My little bird to Baltimore is perfect and the earth will gently rise to meet us in due time, as it always does.  Right? 

_______________________________

PM

It was a little bumpy dropping into BWI but we landed safe and sound of course.  The day was a complete bust but you can’t expect to win them all I guess.  I don’t really believe that one bit actually – I do expect to win them all.

There’s apparently “some weather” between here and PDK but John doesn’t seem too concerned.  He’s so unimpressed by it in fact that I just noticed that we are on autopilot and he is kicked back perusing the latest copy of Controller magazine.  In case you don’t know that’s basically AutoTrader for airplanes.  Again, really?  At least act like you are paying attention! (My overactive imagination rarely takes a break, you see.)  I guess the up-side is that he’s not taking a nap?  I don’t know for sure but I think if I were in his seat I’d be a tad more engaged. 

So, the fragility.  I rarely stop to think about this thankfully, but I submit that we are about (2) seconds away from certain death with every step we take in this world.  There are about a million and one things that could potentially end my life between here and my office, not to mention the mine field that is my morning routine.  I could easily stumble down the steps and crack my skull as the pups scurry between my legs to go out every morning.  I could certainly be standing in a puddle of water when the outlet that the razor is plugged into short-circuits.  And I’ve not even pulled the truck out of the driveway yet!  Don’t even get me started on the crap shoot that is ATL traffic.  I don’t take time to think about these possibilities because I would be raving mad if I did.  Today, I’ve stopped to think about them ALL – dumb move. 

So why the hell are we trying to dodge 30,000 foot thunderheads this late in September?  He can’t dodge them all and when we fly threw one of these bad boys the plane is ripping up or down, side to side 200’ easily.  That doesn’t sound like a lot but in a plane this size a 200’ drop feels like 1000’. I’ve got a white-knuckle grip on my arm rest – I’m sure that will keep me safe. Wish me luck!

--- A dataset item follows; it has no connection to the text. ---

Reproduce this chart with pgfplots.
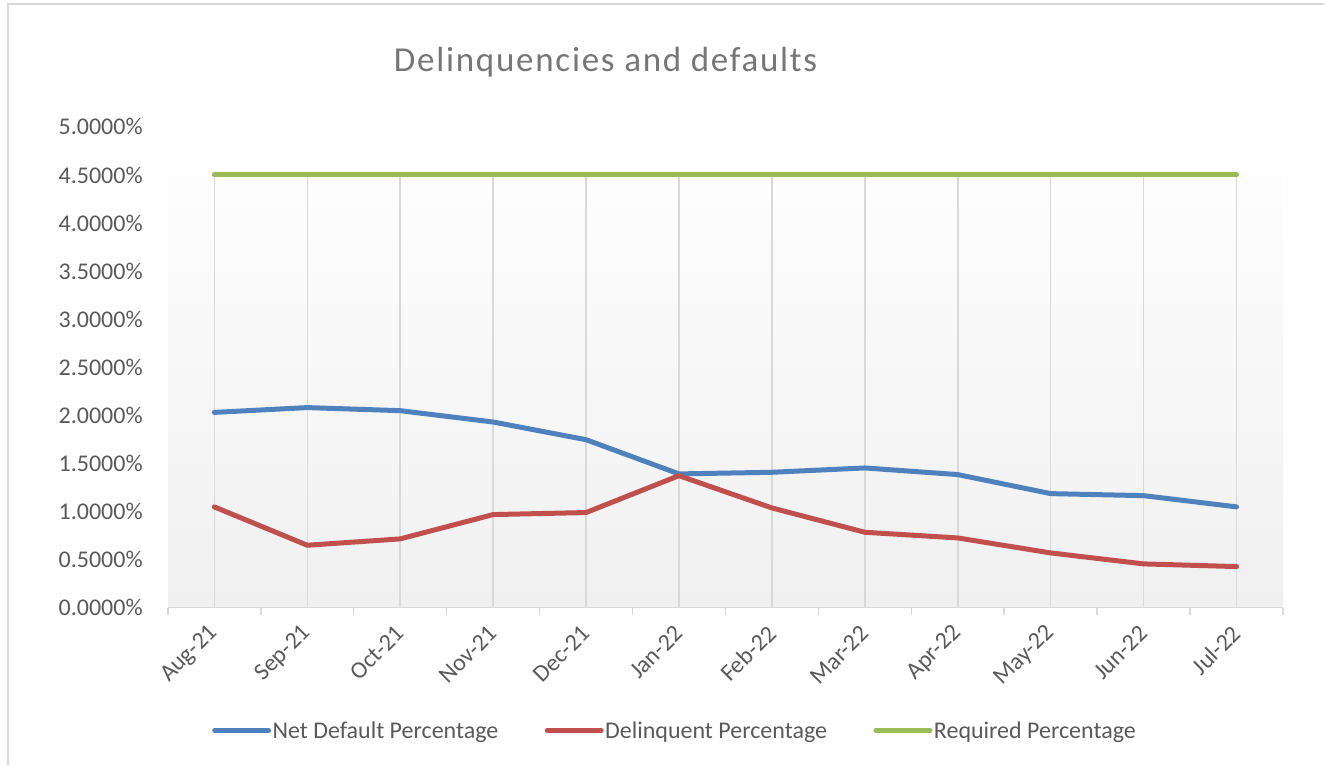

_______________________________

Night Cap

On the drive home from the airport tonight I started to feel like an idiot.  99.9999% of the time the ridiculous scenarios I’ve been filling my head with do not happen.  And when they do, I’m not usually involved.  So why have I been panicked all day? 

Maybe, I took a step (2) seconds sooner or (2) seconds later than I was supposed to and unwittingly averted my own demise. 

Maybe (and most likely) I just had too much time on my hands.  It’s laughable that I’ve been worried about the awful events that could possibly happen to me.  I've not exactly treated my body as a temple, more like an amusement park really.  I still smoke and drink and fill in the blank every unhealthy thing that occurs to me to do and/or participate in. I’m certainly on borrowed time as I speak. 

But hey, to celebrate my safe return to earth I’m having a drink and a cigarette.  Go figure.

Remind me to tell you about how Iron Maiden changed my life sometime.